A kind of quasi-ethnographic study, Fiona Tan’s video project “Correction” shows a penal culture at odds with the Oz-like dramas that masquerade as reality. There are no sweaty, hard bodies pumping iron or wielding shanks here, and even gangbangers are stripped of their collective threat. Instead, Tan surrounds viewers with 300 images of silent inmates and officers, each shot for 50 seconds, standing motionless before the viewer. The first in a series of works commissioned by the Three M Project—a consortium of American museums that includes L.A.’s Hammer Museum, Chicago’s Museum of Contemporary Art, and the New
Museum—Tan’s quietly provocative work has an archival quality reminiscent of August Sander.

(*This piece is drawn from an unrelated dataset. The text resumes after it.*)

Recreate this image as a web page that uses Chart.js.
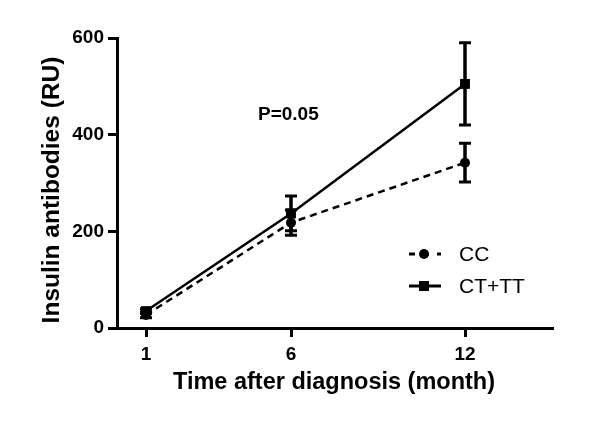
<!DOCTYPE html>
<html>
<head>
<meta charset="utf-8">
<script src="https://cdn.jsdelivr.net/npm/chart.js@4.4.0/dist/chart.umd.min.js"></script>
<style>
  html, body { margin:0; padding:0; background:#fff; }
  #wrap { width:600px; height:439px; }
</style>
</head>
<body>
<div id="wrap"><canvas id="c" width="600" height="439"></canvas></div>
<script>
// data
const months = [1, 6, 12];
const ccMean = [27, 218, 342];
const ccErr = [6, 26, 40];
const ctMean = [35, 237, 505];
const ctErr = [5, 36, 85];
const xTicks = [1, 6, 12];
const yTicks = [0, 200, 400, 600];
const seriesNames = ['CC', 'CT+TT'];
const pLabel = 'P=0.05';
const xTitle = 'Time after diagnosis (month)';
const yTitle = 'Insulin antibodies (RU)';

const FONT = 'Arial, "Liberation Sans", sans-serif';

const toPts = (ys) => months.map((m, i) => ({ x: m, y: ys[i] }));

// error bars drawn through the chart scales
const errorBars = {
  id: 'errorBars',
  afterDatasetsDraw(chart){
    const { ctx, scales:{ x, y } } = chart;
    chart.data.datasets.forEach((ds) => {
      ctx.save();
      ctx.strokeStyle = '#000';
      ds.err.forEach((e, i) => {
        const px = x.getPixelForValue(ds.data[i].x);
        const top = y.getPixelForValue(ds.data[i].y + e);
        const bot = y.getPixelForValue(ds.data[i].y - e);
        ctx.lineWidth = 3.5;
        ctx.beginPath(); ctx.moveTo(px, top); ctx.lineTo(px, bot); ctx.stroke();
        ctx.lineWidth = 3;
        ctx.beginPath();
        ctx.moveTo(px - 6, top); ctx.lineTo(px + 6, top);
        ctx.moveTo(px - 6, bot); ctx.lineTo(px + 6, bot);
        ctx.stroke();
      });
      ctx.restore();
    });
  }
};

// axis titles, legend (line + marker) and the P annotation
const extras = {
  id: 'extras',
  afterDraw(chart){
    const { ctx } = chart;
    ctx.save();
    ctx.fillStyle = '#000';
    ctx.textBaseline = 'middle';
    ctx.textAlign = 'center';

    ctx.font = 'bold 23.5px ' + FONT;
    ctx.fillText(xTitle, 334, 383);

    ctx.save();
    ctx.translate(52, 190);
    ctx.rotate(-Math.PI / 2);
    ctx.font = 'bold 24.5px ' + FONT;
    ctx.fillText(yTitle, 0, 0);
    ctx.restore();

    ctx.textAlign = 'left';
    ctx.font = 'bold 19px ' + FONT;
    ctx.fillText(pLabel, 258, 115);

    const rows = [254, 286];
    chart.data.datasets.forEach((ds, i) => {
      const yy = rows[i];
      ctx.strokeStyle = '#000';
      ctx.lineWidth = 3;
      ctx.setLineDash(ds.borderDash ? [6, 8] : []);
      ctx.beginPath(); ctx.moveTo(409, yy); ctx.lineTo(441, yy); ctx.stroke();
      ctx.setLineDash([]);
      if (ds.pointStyle === 'rect') ctx.fillRect(419, yy - 5, 10, 10);
      else { ctx.beginPath(); ctx.arc(424, yy, 5, 0, Math.PI * 2); ctx.fill(); }
      ctx.font = '21px ' + FONT;
      ctx.fillText(ds.label, 459, yy + 1);
    });
    ctx.restore();
  }
};

const axisCommon = {
  border: { display:true, color:'#000', width:3 },
  grid: { display:true, drawOnChartArea:false, drawTicks:true, tickLength:9, color:'#000', lineWidth:3 },
  title: { display:false }
};

new Chart(document.getElementById('c'), {
  type:'line',
  data:{
    datasets:[
      { label:seriesNames[0], data:toPts(ccMean), err:ccErr, borderColor:'#000', backgroundColor:'#000',
        borderWidth:2.5, borderDash:[7,5], pointStyle:'circle', pointRadius:5, pointBorderWidth:0, tension:0 },
      { label:seriesNames[1], data:toPts(ctMean), err:ctErr, borderColor:'#000', backgroundColor:'#000',
        borderWidth:2.5, pointStyle:'rect', pointRadius:7, pointBorderWidth:0, tension:0 }
    ]
  },
  options:{
    responsive:false,
    animation:false,
    events:[],
    layout:{ padding:{ top:38, right:48, bottom:44, left:0 } },
    plugins:{ legend:{ display:false }, tooltip:{ enabled:false } },
    scales:{
      x:{
        ...axisCommon,
        type:'linear', min:0, max:15,
        afterBuildTicks(s){ s.ticks = xTicks.map(v => ({ value:v })); },
        afterFit(s){ s.height = 67; },
        ticks:{ color:'#000', font:{ family:FONT, size:19, weight:'bold' }, padding:6 }
      },
      y:{
        ...axisCommon,
        min:0, max:600,
        afterBuildTicks(s){ s.ticks = yTicks.map(v => ({ value:v })); },
        afterFit(s){ s.width = 117; },
        ticks:{ color:'#000', font:{ family:FONT, size:19, weight:'bold' }, padding:4 }
      }
    }
  },
  plugins:[errorBars, extras]
});
</script>
</body>
</html>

The circular installation features six projection screens arranged to mimic the panoptic surveillance of prison architecture, where, as Foucault famously observed, “visibility is a trap.” Placing us in the center, the traditional position of the incarcerated, Tan turns the viewer into both the watcher and the watched, confronting us with faces that alternately smile, stare, glower, and flinch. Only the distant echoes of clanking cages, footsteps, or the occasional burst of laughter puncture their awkward silence, and Tan makes sure we feel the dehumanizing atmosphere they inhabit, framing their stillness under jarring fluorescent lights in narrow hallways, offices, and cells, where furniture is either absent or welded to the floors and walls. In a mere 50 seconds, any sense of personal identity her subjects manage to convey appears to drain away, statue-like patience becoming stoic resignation. Even the guards seem sucked into this vacuum of anonymity and institutional constraint. The cumulative effect is of a slow death, a smothering of individual expression by a system as culpable, in Tan’s view, as the criminals it aims to “correct.”